AIM: Pick out every line holding the string "this" and copy it.

Dataset entries:
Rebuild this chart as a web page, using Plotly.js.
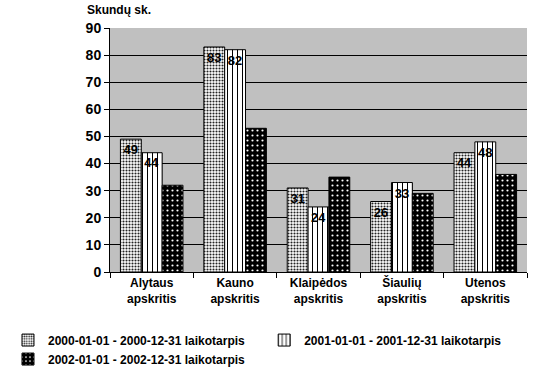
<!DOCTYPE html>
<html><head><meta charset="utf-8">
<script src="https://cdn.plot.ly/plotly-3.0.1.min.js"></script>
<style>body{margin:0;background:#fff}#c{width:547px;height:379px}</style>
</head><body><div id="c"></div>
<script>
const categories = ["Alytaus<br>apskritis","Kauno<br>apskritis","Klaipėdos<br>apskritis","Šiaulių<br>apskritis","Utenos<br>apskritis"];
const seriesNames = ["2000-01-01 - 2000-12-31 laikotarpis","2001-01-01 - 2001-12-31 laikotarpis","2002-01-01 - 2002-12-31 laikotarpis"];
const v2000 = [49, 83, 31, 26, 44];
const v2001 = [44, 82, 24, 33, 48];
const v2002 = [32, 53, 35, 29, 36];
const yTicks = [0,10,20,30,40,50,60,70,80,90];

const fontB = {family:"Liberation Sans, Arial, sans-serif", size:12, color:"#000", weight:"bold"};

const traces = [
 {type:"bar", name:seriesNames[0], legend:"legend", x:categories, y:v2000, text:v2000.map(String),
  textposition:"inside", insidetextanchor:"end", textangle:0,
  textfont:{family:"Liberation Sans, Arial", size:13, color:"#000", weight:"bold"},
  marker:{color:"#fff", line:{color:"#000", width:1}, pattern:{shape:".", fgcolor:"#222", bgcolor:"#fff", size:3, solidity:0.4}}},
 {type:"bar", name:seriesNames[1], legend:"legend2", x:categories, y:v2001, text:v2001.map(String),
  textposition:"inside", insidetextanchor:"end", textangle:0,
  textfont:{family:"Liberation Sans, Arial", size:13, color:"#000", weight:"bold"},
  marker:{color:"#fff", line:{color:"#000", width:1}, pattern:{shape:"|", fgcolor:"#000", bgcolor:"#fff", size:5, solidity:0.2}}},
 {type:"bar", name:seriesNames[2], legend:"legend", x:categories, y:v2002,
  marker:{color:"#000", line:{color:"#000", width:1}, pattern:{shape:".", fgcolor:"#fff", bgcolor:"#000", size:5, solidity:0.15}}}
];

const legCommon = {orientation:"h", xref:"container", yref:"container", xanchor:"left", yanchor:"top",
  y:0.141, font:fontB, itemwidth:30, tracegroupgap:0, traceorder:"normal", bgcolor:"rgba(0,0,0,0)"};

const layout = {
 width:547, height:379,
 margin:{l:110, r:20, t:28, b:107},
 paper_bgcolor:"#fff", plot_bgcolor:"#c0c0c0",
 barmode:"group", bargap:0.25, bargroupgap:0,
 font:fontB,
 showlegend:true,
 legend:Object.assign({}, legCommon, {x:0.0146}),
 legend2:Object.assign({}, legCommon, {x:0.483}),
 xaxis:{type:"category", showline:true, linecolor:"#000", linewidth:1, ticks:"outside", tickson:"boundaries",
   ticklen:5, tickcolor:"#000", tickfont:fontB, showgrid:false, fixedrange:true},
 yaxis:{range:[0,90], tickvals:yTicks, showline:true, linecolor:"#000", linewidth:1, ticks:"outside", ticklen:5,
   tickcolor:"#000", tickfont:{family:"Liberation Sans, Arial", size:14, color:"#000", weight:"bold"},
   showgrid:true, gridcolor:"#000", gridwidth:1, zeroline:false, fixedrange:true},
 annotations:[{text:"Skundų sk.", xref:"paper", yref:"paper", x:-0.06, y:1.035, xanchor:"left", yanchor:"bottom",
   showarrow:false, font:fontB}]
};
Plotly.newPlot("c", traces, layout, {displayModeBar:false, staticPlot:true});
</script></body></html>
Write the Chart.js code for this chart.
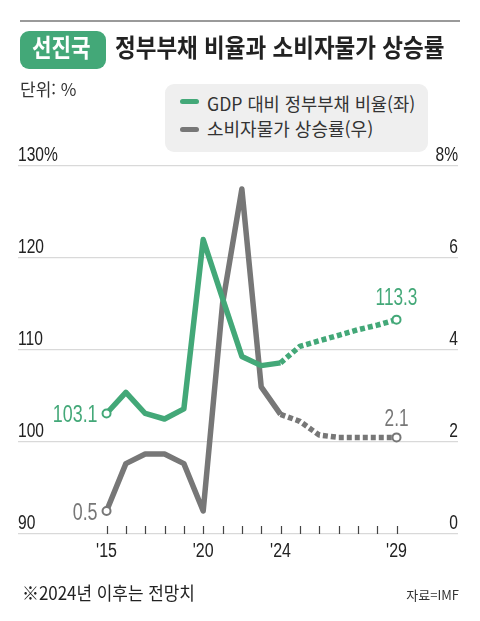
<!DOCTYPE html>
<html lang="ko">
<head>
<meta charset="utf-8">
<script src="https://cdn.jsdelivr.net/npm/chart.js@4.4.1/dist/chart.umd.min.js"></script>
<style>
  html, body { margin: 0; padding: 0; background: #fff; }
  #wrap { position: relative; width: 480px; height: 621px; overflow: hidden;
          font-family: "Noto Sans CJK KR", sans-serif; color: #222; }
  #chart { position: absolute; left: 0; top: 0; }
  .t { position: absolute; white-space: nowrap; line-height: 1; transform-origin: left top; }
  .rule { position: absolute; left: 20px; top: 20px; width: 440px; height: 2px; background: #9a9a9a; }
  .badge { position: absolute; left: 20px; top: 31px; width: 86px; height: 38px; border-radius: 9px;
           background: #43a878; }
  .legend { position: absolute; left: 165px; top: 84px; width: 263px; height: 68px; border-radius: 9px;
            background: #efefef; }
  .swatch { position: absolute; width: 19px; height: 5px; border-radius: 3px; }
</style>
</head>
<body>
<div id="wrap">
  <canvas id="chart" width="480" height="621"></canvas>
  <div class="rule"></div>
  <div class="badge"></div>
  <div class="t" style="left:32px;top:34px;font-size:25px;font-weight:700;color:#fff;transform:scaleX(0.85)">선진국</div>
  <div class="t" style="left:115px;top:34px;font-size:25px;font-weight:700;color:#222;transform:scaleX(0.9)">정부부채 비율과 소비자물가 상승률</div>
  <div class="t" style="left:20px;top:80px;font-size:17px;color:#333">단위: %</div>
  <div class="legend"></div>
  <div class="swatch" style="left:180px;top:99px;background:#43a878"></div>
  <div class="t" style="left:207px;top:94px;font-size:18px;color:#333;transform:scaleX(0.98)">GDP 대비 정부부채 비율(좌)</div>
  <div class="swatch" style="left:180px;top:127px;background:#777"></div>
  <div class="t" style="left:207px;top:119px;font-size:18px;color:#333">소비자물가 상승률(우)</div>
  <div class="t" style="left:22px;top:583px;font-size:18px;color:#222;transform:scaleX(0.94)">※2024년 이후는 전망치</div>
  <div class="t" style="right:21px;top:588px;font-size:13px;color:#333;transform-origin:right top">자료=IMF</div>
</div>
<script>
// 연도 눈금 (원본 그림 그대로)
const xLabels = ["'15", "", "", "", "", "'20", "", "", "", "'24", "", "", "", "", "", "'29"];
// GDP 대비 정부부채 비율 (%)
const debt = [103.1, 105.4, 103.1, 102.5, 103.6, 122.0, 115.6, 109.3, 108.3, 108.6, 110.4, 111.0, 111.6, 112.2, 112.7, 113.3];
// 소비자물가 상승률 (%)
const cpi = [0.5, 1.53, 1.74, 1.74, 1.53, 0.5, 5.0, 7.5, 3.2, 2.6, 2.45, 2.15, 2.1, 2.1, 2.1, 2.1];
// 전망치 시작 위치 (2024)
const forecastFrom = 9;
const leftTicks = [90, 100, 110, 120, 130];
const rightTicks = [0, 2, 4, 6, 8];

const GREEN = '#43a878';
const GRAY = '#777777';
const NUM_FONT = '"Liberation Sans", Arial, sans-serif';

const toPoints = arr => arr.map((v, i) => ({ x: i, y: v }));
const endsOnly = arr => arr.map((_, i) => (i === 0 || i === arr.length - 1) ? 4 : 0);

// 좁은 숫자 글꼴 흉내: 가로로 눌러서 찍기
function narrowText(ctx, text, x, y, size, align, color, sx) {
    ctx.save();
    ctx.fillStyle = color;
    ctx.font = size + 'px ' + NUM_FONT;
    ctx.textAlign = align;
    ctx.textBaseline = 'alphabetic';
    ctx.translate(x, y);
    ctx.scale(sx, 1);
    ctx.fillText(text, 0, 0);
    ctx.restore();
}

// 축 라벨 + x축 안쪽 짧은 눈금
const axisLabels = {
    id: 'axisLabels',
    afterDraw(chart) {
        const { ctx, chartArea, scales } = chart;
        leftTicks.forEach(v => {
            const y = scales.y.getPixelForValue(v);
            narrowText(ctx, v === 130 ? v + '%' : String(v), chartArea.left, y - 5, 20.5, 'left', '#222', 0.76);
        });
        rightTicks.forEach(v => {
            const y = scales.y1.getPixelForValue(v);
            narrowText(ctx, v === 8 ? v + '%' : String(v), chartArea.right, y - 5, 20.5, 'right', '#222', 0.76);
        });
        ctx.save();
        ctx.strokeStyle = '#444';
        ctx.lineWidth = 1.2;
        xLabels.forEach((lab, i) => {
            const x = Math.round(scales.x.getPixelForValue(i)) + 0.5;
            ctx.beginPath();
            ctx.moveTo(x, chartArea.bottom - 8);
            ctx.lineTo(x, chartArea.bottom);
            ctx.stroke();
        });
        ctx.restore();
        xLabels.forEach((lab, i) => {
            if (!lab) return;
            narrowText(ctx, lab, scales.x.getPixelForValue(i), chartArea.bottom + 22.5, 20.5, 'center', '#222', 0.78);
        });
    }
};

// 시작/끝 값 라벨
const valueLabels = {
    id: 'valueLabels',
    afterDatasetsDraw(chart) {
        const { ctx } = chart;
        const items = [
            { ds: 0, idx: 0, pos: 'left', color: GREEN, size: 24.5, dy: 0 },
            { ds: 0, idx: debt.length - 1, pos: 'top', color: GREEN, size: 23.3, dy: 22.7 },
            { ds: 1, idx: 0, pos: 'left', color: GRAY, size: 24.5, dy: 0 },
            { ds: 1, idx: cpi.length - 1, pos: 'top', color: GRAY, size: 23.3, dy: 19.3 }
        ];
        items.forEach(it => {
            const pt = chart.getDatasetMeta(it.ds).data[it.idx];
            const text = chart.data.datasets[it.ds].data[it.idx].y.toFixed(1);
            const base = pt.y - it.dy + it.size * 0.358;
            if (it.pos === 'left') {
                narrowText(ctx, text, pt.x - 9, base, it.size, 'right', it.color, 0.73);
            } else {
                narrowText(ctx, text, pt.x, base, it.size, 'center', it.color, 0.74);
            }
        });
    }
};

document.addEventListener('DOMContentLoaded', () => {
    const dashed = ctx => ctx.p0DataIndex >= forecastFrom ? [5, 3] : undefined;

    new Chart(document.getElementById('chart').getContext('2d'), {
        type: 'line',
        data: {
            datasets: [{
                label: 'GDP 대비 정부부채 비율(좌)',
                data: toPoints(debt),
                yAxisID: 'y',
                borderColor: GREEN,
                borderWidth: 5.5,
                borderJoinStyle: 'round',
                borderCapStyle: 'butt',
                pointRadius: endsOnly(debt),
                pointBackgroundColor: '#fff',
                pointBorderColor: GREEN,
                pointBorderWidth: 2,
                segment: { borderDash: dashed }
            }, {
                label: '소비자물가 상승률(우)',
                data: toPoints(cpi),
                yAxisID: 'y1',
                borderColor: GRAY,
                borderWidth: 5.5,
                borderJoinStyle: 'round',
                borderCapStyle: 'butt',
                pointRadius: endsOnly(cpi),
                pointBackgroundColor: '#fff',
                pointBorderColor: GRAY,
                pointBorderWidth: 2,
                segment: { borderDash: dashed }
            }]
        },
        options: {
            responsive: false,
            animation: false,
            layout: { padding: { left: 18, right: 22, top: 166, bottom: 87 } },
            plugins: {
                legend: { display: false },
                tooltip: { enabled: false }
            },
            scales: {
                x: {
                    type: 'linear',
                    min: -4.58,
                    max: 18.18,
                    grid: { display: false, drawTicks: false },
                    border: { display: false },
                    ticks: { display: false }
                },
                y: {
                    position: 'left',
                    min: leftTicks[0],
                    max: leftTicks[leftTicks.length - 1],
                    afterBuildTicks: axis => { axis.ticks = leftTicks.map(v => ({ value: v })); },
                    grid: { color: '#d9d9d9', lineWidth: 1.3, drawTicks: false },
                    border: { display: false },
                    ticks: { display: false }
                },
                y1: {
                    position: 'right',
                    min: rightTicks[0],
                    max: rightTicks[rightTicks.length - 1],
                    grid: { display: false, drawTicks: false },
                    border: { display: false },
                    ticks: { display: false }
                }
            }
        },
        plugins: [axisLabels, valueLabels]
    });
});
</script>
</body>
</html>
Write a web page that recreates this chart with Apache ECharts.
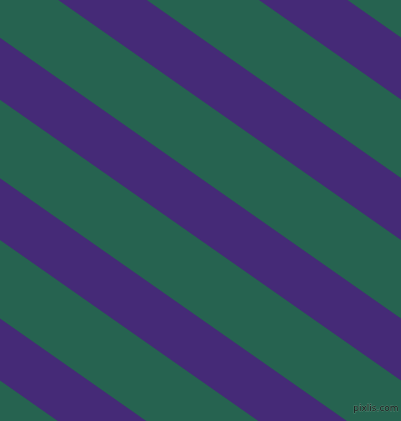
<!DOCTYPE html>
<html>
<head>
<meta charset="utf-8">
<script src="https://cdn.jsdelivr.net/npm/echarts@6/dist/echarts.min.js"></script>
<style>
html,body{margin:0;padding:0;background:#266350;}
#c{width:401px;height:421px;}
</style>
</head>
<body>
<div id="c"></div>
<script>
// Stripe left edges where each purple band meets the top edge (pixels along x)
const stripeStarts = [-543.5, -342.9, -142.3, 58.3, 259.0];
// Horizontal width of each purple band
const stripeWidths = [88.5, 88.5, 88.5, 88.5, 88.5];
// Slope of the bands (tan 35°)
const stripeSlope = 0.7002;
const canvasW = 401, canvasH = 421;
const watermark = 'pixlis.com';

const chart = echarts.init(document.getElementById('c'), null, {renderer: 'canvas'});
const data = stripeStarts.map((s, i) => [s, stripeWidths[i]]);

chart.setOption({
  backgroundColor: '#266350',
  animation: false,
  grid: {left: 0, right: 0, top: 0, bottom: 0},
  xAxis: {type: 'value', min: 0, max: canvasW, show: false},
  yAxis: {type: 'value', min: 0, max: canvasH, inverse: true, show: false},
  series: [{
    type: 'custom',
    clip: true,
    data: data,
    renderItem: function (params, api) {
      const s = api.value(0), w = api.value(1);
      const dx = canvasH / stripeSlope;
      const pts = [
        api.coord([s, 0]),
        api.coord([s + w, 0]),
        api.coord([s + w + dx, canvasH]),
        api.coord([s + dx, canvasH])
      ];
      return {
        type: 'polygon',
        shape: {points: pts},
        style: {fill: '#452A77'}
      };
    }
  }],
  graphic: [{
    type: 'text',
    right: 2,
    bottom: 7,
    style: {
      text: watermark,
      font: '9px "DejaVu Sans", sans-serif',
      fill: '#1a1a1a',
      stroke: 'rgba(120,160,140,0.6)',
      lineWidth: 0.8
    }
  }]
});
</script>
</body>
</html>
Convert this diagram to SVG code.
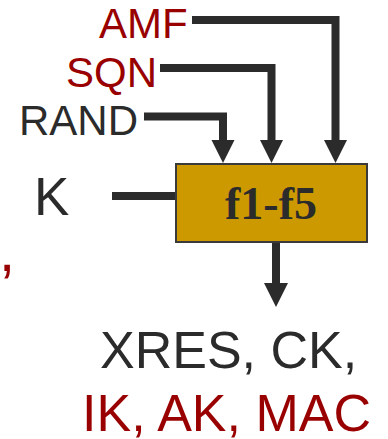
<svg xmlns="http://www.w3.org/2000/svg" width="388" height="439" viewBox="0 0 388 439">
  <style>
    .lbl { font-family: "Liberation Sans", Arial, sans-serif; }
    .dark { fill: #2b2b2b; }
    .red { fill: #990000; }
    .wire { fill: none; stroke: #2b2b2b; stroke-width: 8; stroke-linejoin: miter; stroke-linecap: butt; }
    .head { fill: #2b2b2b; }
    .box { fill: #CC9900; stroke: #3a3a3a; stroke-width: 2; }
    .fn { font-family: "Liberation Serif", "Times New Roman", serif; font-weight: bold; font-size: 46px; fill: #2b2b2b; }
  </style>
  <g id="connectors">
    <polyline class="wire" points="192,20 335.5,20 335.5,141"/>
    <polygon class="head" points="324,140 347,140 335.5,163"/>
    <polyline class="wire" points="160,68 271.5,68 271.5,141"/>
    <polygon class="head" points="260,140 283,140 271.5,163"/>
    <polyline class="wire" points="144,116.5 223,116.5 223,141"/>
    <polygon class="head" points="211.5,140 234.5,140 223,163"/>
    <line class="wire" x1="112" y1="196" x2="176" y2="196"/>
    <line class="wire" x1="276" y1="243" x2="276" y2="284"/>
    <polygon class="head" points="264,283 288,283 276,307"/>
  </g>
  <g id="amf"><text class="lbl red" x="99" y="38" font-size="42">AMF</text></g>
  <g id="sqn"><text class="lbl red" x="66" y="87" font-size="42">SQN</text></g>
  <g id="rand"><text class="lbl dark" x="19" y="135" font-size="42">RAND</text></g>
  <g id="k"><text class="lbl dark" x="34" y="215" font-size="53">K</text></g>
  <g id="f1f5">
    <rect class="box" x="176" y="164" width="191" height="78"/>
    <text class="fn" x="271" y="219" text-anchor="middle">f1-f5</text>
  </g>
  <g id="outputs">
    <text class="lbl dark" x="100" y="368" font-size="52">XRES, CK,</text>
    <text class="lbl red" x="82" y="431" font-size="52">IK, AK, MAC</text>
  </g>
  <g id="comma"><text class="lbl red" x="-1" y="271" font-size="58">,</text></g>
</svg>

TASK RESPONSE:
Rebuild this chart as a web page, using Plotly.js.
Write the Chart.js code for this chart.
Write a web page that recreates this chart with Apache ECharts.
Convert this diagram to SVG code.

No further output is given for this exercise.